While Mr. Goldman represents thousands of families torn apart by such abductions, my concern also extends to the families whose children have been abducted to countries that are not signatories to the Hague Convention.  For these parents, there is effectively no functional mechanism for them to secure the return of their abducted children.  Sean’s case is heart-rending and David has received a great deal of media attention over the plight of his son.  Unfortunately, that media attention has not deterred Sean’s de facto kidnapper from continuing his legal warfare to keep Sean in Brazil, and it has not spurred the Brazilian court system to move swiftly.  At the hearing, Mr.
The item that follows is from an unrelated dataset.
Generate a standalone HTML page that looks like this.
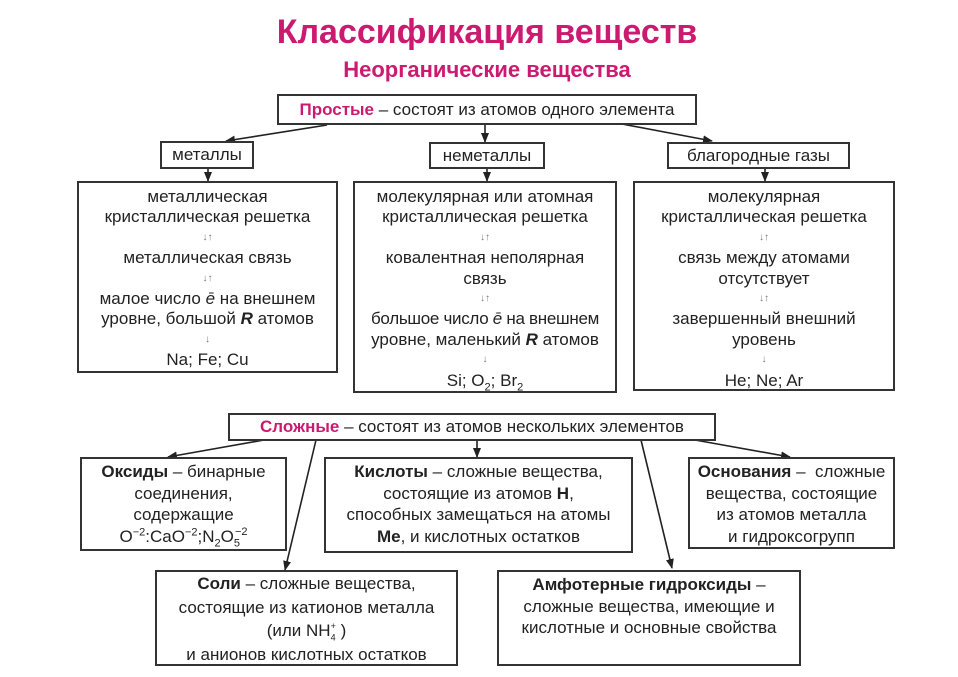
<!DOCTYPE html>
<html><head><meta charset="utf-8"><style>
body{margin:0;width:958px;height:677px;background:#fff;position:relative;overflow:hidden;font-family:"Liberation Sans",sans-serif;color:#222}
.t{position:absolute;left:0;width:958px;text-align:center;color:#cc1a70;font-weight:bold}
.b{position:absolute;border:2px solid #333;box-sizing:border-box;text-align:center;font-size:17px;background:#fff;white-space:nowrap}
.b div{height:20.4px;line-height:20.4px}
.bb div{height:21.5px;line-height:21.5px}
.m{color:#cc1a70;font-weight:bold}
.a{font-size:10px;color:#777}
sub,sup{line-height:0;font-size:11px}
svg{position:absolute;left:0;top:0}
</style></head><body>
<div class="t" style="top:13px;font-size:34px;left:8px">Классификация веществ</div>
<div class="t" style="top:57px;font-size:22px;left:8px">Неорганические вещества</div>
<svg width="958" height="677"><defs><marker id="h" markerWidth="10" markerHeight="8" refX="9" refY="4" orient="auto" markerUnits="userSpaceOnUse"><path d="M0,0L10,4L0,8z" fill="#222"/></marker></defs>
<g stroke="#222" stroke-width="1.6" marker-end="url(#h)">
<line x1="327" y1="125" x2="226" y2="141"/>
<line x1="485" y1="124" x2="485" y2="142"/>
<line x1="622" y1="124" x2="712" y2="141"/>
<line x1="208" y1="168" x2="208" y2="181"/>
<line x1="487" y1="168" x2="487" y2="181"/>
<line x1="765" y1="168" x2="765" y2="181"/>
<line x1="264" y1="440" x2="168" y2="457"/>
<line x1="316" y1="440" x2="285" y2="570"/>
<line x1="477" y1="440" x2="477" y2="457"/>
<line x1="641" y1="440" x2="672" y2="568"/>
<line x1="695" y1="440" x2="790" y2="457"/>
</g></svg>
<div class="b" style="left:277px;top:94px;width:420px;height:31px;line-height:27px"><span class="m">Простые</span> – состоят из атомов одного элемента</div>
<div class="b" style="left:160px;top:141px;width:94px;height:28px;line-height:24px">металлы</div>
<div class="b" style="left:429px;top:142px;width:116px;height:27px;line-height:23px">неметаллы</div>
<div class="b" style="left:667px;top:142px;width:183px;height:27px;line-height:23px">благородные газы</div>
<div class="b" style="left:77px;top:181px;width:261px;height:192px;padding-top:4px"><div>металлическая</div><div>кристаллическая решетка</div><div class="a">↓↑</div><div>металлическая связь</div><div class="a">↓↑</div><div>малое число <i>ē</i> на внешнем</div><div>уровне, большой <b><i>R</i></b> атомов</div><div class="a">↓</div><div>Na; Fe; Cu</div></div>
<div class="b" style="left:353px;top:181px;width:264px;height:212px;padding-top:4px"><div>молекулярная или атомная</div><div>кристаллическая решетка</div><div class="a">↓↑</div><div>ковалентная неполярная</div><div>связь</div><div class="a">↓↑</div><div style="letter-spacing:-0.3px">большое число <i>ē</i> на внешнем</div><div>уровне, маленький <b><i>R</i></b> атомов</div><div class="a">↓</div><div>Si; O<sub>2</sub>; Br<sub>2</sub></div></div>
<div class="b" style="left:633px;top:181px;width:262px;height:210px;padding-top:4px"><div>молекулярная</div><div>кристаллическая решетка</div><div class="a">↓↑</div><div>связь между атомами</div><div>отсутствует</div><div class="a">↓↑</div><div>завершенный внешний</div><div>уровень</div><div class="a">↓</div><div>He; Ne; Ar</div></div>
<div class="b" style="left:228px;top:413px;width:488px;height:28px;line-height:24px"><span class="m">Сложные</span> – состоят из атомов нескольких элементов</div>
<div class="b bb" style="left:80px;top:457px;width:207px;height:94px;padding-top:2px"><div><b>Оксиды</b> – бинарные</div><div>соединения,</div><div>содержащие</div><div>O<sup>−2</sup>:CaO<sup>−2</sup>;N<sub>2</sub>O<sub>5</sub><sup style="margin-left:-5px">−2</sup></div></div>
<div class="b bb" style="left:324px;top:457px;width:309px;height:96px;padding-top:2px"><div><b>Кислоты</b> – сложные вещества,</div><div>состоящие из атомов <b>H</b>,</div><div>способных замещаться на атомы</div><div><b>Me</b>, и кислотных остатков</div></div>
<div class="b bb" style="left:688px;top:457px;width:207px;height:92px;padding-top:2px"><div><b>Основания</b> –&nbsp; сложные</div><div>вещества, состоящие</div><div>из атомов металла</div><div>и гидроксогрупп</div></div>
<div class="b bb" style="left:155px;top:570px;width:303px;height:96px;padding-top:1px"><div style="height:24px"><b>Соли</b> – сложные вещества,</div><div style="height:23px">состоящие из катионов металла</div><div style="height:24px">(или NH<sub style="font-size:9px">4</sub><sup style="font-size:9px;margin-left:-5px">+</sup> )</div><div>и анионов кислотных остатков</div></div>
<div class="b bb" style="left:497px;top:570px;width:304px;height:96px;padding-top:2px"><div><b>Амфотерные гидроксиды</b> –</div><div>сложные вещества, имеющие и</div><div>кислотные и основные свойства</div></div>
</body></html>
Goldman was joined by a number of other parents whose children have been kidnapped by former spouses, in many cases to countries that have not signed the Hague Convention.  For these parents, there is effectively no functional mechanism for them to secure the return of their abducted children. 
 
To bring Sean and the other children home – and to deter future parental kidnappers – we need a holistic, coordinated approach.
 
To help give our State and Justice Departments additional tools to help swiftly resolve these kinds of cases, I have introduced the International Parental Child Abduction Deterrence Act (H.R. 3487).  If enacted, my bill would empower the Secretary of State to freeze the assets of international parental kidnappers and the assets of anyone assisting them in illegally retaining a child outside the United States.  The bill also would direct the Secretary to identify all other assets held by the offending parent and those assisting them wherever those assets are in the world, and to work to get other governments to freeze those assets until the illegally held child is returned.  The bill also would make international parental kidnappers and those who assist them ineligible for U.S. visas.  It would prevent someone like the man currently holding Sean Goldman illegally in Brazil from coming to the U.S., as he has done, and going on television to spread misinformation about the case.
 
Passing H.R. 3487 would be an important step in combating international parental child abduction, and it would give our government new tools to help compel the return of abducted children.  Yet, there’s much more our government can and should be doing.
 
One of the other measures suggested at the hearing was the creation of a high-level position in the State or Justice Departments to act as an advocate on behalf of kidnapped children and their parents.  Congress should also create a federal advisory panel, composed of parents of current or formerly abducted children, as well as experts in international and constitutional law, who would report not less than annually to the Congress on what progress our government is making in securing the return of abducted children and improving the compliance of other countries with the Hague Convention. The panel would also make recommendations for any changes in U.S. law or policy that would facilitate the return of abducted children both to and from the United States.
The Secretary of State should also convene a western hemisphere conference of Hague signatory country judges and treaty implementation representatives.  Holding such a conference regularly would help emphasize the importance of resolving the cases to the United States, and provide an opportunity to help build a consensus for amending the Convention in ways that improve compliance by all signatory nations.
 
I share the concerns that our State and Justice Departments are not taking the cases and concerns of the affected families seriously.  Giving those family members a voice, a platform, and some real power to get answers and action from those departments is essential.
 
If we really believe that ensuring the safe and speedy return of these children is a national obligation on par with protecting our country from narcotraffickers or terrorists, we should stop talking about the problem and start solving it.
 
Rep. Rush Holt represents New Jersey’s 12th Congressional District.